The definition of “Intermediary” in Place of Provision of Services Rules, 2012, reads as follows:

Wef – 1/x/2014

(f) “intermediary" means a broker, an agent or any other person, by whatever name called, who arranges or facilitates a provision of a service (hereinafter called the 'main' service) or a supply of goods (addition by Budget 2014), between two or more persons, but does not include a person who provides the main service or supplies the goods on his account;

This is the master stroke, when read alongwith Place of Provision of Service Rules.

Place of provision of specified services.-

09. The place of provision of following services shall be the location of the service provider:-

(a) Services provided by a banking company, or a financial institution, or a non-banking financial company, to account holders;

(b) Online information and database access or retrieval services;

(c) Intermediary services (sub-agent);

(d) ..........

A combined reading of these provisions leads to the inescapable conclusions that the sub-agent is deemed to provide service in UK. Accordingly he is out of Reverse Charge Mechanism, as far as the Indian Manufacturer is concerned.

What about the UK agent?

The Indian Manufacturer remains liable for service tax in relation to this service, under Reverse Charge Mechanism.

Isn’t the UK agent also an Intermediary? And hence out of Reverse Charge Mechanism?
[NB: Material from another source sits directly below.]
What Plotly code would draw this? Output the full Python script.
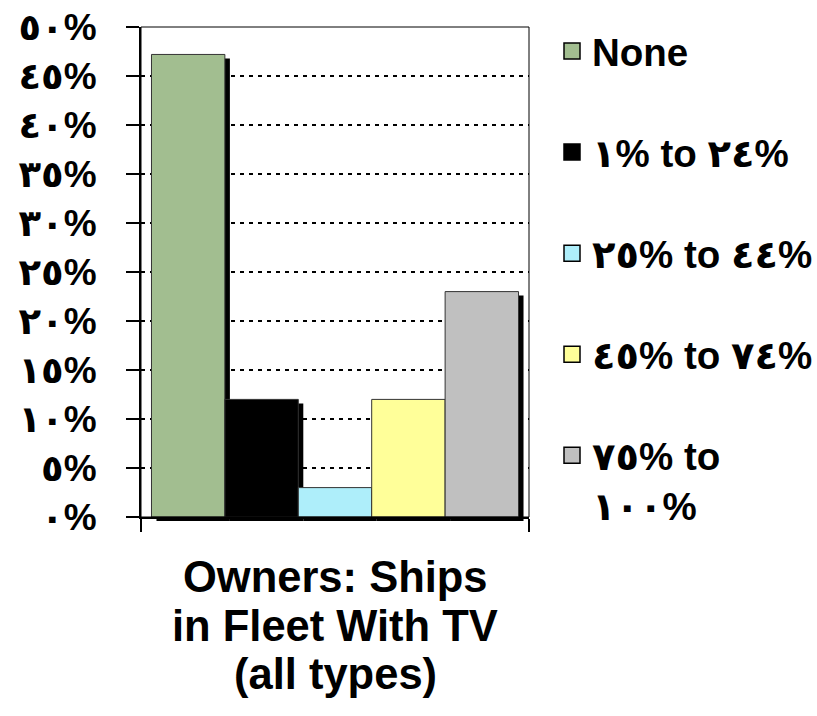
import plotly.graph_objects as go

# ---- data ----
series_names = ["None", "١% to ٢٤%", "٢٥% to ٤٤%", "٤٥% to ٧٤%", "٧٥% to<br>١٠٠%"]
series_values = [47.2, 12.0, 3.0, 12.0, 23.0]
series_colors = ["#A2BE90", "#000000", "#AEEEFA", "#FFFF99", "#C0C0C0"]
category = ["Owners: Ships in Fleet With TV (all types)"]
tick_values = [0, 5, 10, 15, 20, 25, 30, 35, 40, 45, 50]
tick_labels = ["٠%", "٥%", "١٠%", "١٥%", "٢٠%", "٢٥%", "٣٠%", "٣٥%", "٤٠%", "٤٥%", "٥٠%"]
title_lines = ["Owners: Ships", "in Fleet With TV", "(all types)"]

# ---- geometry (pixels) ----
W, H = 817, 716
L, T = 141, 26.5
PW, PH = 388, 490.2          # visible plot area
SX, SY = 5, 4                # shadow offset
R = W - L - PW - SX
B = H - T - PH - SY
TW, TH = PW + SX, PH + SY
FONT = "Liberation Sans, Arial, DejaVu Sans, sans-serif"

fig = go.Figure()

# shadows (drawn first, on a shifted subplot)
for name, val in zip(series_names, series_values):
    fig.add_trace(go.Bar(x=category, y=[val], name=name, marker=dict(color="#000000", line=dict(width=0)),
                         xaxis="x", yaxis="y", showlegend=False, hoverinfo="skip"))

# real bars
for name, val, col in zip(series_names, series_values, series_colors):
    fig.add_trace(go.Bar(x=category, y=[val], name=name,
                         marker=dict(color=col, line=dict(color="#333333", width=1)),
                         xaxis="x2", yaxis="y2", showlegend=False))

# legend entries
for i, (name, col) in enumerate(zip(series_names, series_colors)):
    fig.add_trace(go.Scatter(x=[None], y=[None], mode="markers", name=name, legendgroup=f"g{i}",
                             marker=dict(symbol="square", size=25, color=col, line=dict(color="#000000", width=1.5)),
                             xaxis="x2", yaxis="y2", showlegend=True))

fig.update_layout(
    width=W, height=H,
    margin=dict(l=L, r=R, t=T, b=B, autoexpand=False),
    paper_bgcolor="white", plot_bgcolor="rgba(0,0,0,0)",
    barmode="group", bargap=0.054, bargroupgap=0,
    font=dict(family=FONT, color="#000000"),
    xaxis=dict(domain=[SX / TW, 1], type="category", range=[-0.5, 0.5], visible=False, fixedrange=True),
    yaxis=dict(domain=[0, 1 - SY / TH], range=[0, 50], visible=False, fixedrange=True),
    xaxis2=dict(domain=[0, PW / TW], anchor="y2", type="category", range=[-0.5, 0.5],
                showticklabels=False, ticks="outside", ticklen=13, tickwidth=1.5, tickcolor="#000000",
                tickson="boundaries", showline=True, linecolor="#000000", linewidth=2,
                showgrid=False, zeroline=False),
    yaxis2=dict(domain=[SY / TH, 1], anchor="x2", range=[0, 50],
                tickvals=tick_values, ticktext=tick_labels,
                tickfont=dict(size=37, family=FONT, weight="bold", color="#000000"),
                ticks="outside", ticklen=13, tickwidth=1.5, tickcolor="#000000",
                ticklabelstandoff=22,
                showline=True, linecolor="#000000", linewidth=2,
                showgrid=True, gridcolor="#000000", gridwidth=2, griddash="4px,5px",
                zeroline=False),
    legend=dict(x=(552 - L) / TW, y=(H - B - 19) / TH, xanchor="left", yanchor="top",
                font=dict(size=38.5, family=FONT, weight="bold", color="#000000"),
                tracegroupgap=48, valign="top", bgcolor="rgba(0,0,0,0)", traceorder="grouped",
                maxheight=700),
    showlegend=True,
    shapes=[dict(type="rect", xref="x2 domain", yref="y2 domain", x0=0, x1=1, y0=0, y1=1,
                 line=dict(color="#000000", width=1), layer="above")],
)

centers = [577, 626, 674]
for line, cy in zip(title_lines, centers):
    fig.add_annotation(text=line, xref="x2 domain", x=0.5, yref="paper", y=(H - B - cy) / TH,
                       xanchor="center", yanchor="middle", showarrow=False,
                       font=dict(size=43.5, family=FONT, weight="bold", color="#000000"))

fig.write_html("out.html", config={"displayModeBar": False},
               post_script="document.body.style.margin='0px';")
Like the sub-agent?

No. Because the definition of Intermediary excludes “....a person who provides the main service or supplies the goods on his account”

What is the objective of such an elaborate taxing (UK agent) and exempting (sub-agent) amendment? To set right situations such as Paul Merchants Limited v/s CCE Chandigarh 2012 (12) TMI 424 - CESTAT, DELHI (LB).

Back home, when an Indian Agent provides Business Auxiliary Services to a foreign client, even after 1/x/2014, he will remain exempt, by virtue of “export”. But if the Indian Agent appoints a sub-agent, whether under bipartite agreement or tripartite agreement, that sub-agent will be liable for service tax – by himself.

You should also read:

(h) “location of the service provider” means-

(a). where the service provider has obtained a single registration, whether centralized or otherwise, the premises for which such registration has been obtained;

(b). where the service provider is not covered under sub-clause (a) (sub-agent):

(i) the location of his business establishment; or

(ii) where the services are provided from a place other than the business establishment, that is to say, a fixed establishment elsewhere, the location of such establishment; or

(iii) where services are provided from more than one establishment, whether business or fixed, the establishment most directly concerned with the provision of the service; and

(iv) in the absence of such places, the usual place of residence of the service provider.

Place of provision generally.-

03. The place of provision of a service shall be the location of the recipient of service (Indian Manufacturer vis-vis UK agent):

Provided that in case the location of the service receiver is not available in the ordinary course of business, the place of provision shall be the location of the provider of service.

 

By: Smitesh Desai - July 29, 2014

 

Discussions to this article

 

Dear sir,

Please explain me the concept of Service Tax on Intermediary service.

when a service provider qualify as Intermediary service provider ?

For Example :- In case of import-

A importer(X) hire an Indian logistic company (Y) for import of goods from US. The Indian logistic company hire a company (Z) in US for performing all the task/job in US then Z raised it bill ( including profit share ) to Y. and then Y charge consolidated amount from X for service perform by himself in India and by Z in US after inclusion of some profit share and collect the said amount. after collection Y pay amount to Z for service perform by Z in US .

Now my question is

1. whether Y is an "Intermediary"? if yes then whether on principal to principal or principal to agent basis ? If no then Why ?

2. whether Y is require to pay Service tax under Reverse charge mechanism for imports of service ? If yes/No then why?

3. whether Y is also render a service to Z i.e. Collection service ? If yes then are y is require to charge service tax ?

4. If Y collect ₹ 1000 i.e. ((210+90)+40+60)=400 (Rs.40 is profit share charged by Z in his invoice and ₹ 60 is profit share charged by Y on invoice of Z)for service perform by Z in US and ₹ 340+70+90+100=600 for service performed by himself in India (Rs.70 is for Freight and ₹ 90 shown as reimbursement of expense and ₹ 100 is profit share ).On what amount Y is require to charge service tax from X.